L’autre qui vous blesse, est un être perdu comme vous qui cherche aussi le bonheur et ne veut pas souffrir, qui a ses propres rêves, ses fantasmes, sa volonté de puissance. Au lieu de réagir dans la seconde par de la colère ou de la tristesse ou même de la joie quand on vous fait du bien, mieux vaut dans la même seconde poser la situation dans la Réalité, la regarder de près, se regarder de près, observer quelles sont les tendances qui nous poussaient jusque là à inter-agir d’une façon toujours identique, et à changer cela. Parce que nos tendances, nos émotions vibrantes, ne sont pas nous… c’est le conditionnement de notre société, de notre éducation, la force d’imprégnation de notre famille, les conventions sociales de notre culture… rien de nous-mêmes, être libre. Se défaire des émotions destructrices, de celles qui ne font rien avancer mais nous immobilisent dans les gouffres de l’humaine condition, c’est juste ne plus souffrir, et c’est cela le bonheur.
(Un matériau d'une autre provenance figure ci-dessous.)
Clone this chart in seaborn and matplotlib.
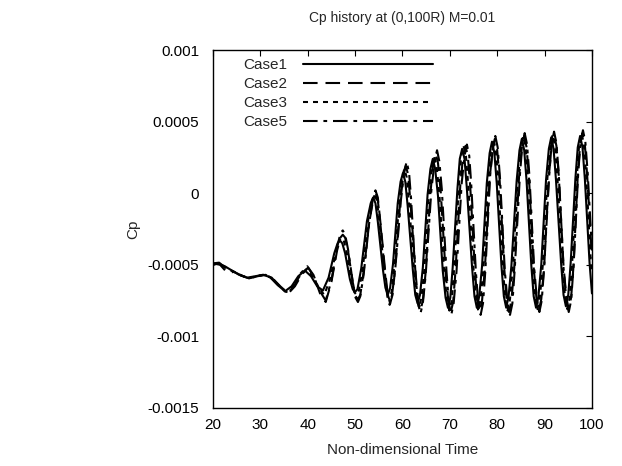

Image tirée de centreparamita qui représente la voie de la méditation et du calme mental. L’éléphant est l’esprit qui au début du voyage est mené par le singe qui représente les émotions, la confusion mentale, l’ego … tant que le singe est devant l’éléphant, l’esprit est confus, non maîtrisé, perturbé, il souffre. Petit à petit le méditant dompte le singe et l’esprit se purifie : l’éléphant devient de plus en plus blanc. Puis un jour, c’est l’esprit qui guide le singe, l’esprit est devenu libre, maître chez lui…
J’aime particulièrement ces images… elles ne sont pas si fréquentes que cela. La seule que j’ai pu voir était dans un monastère du Ladakh.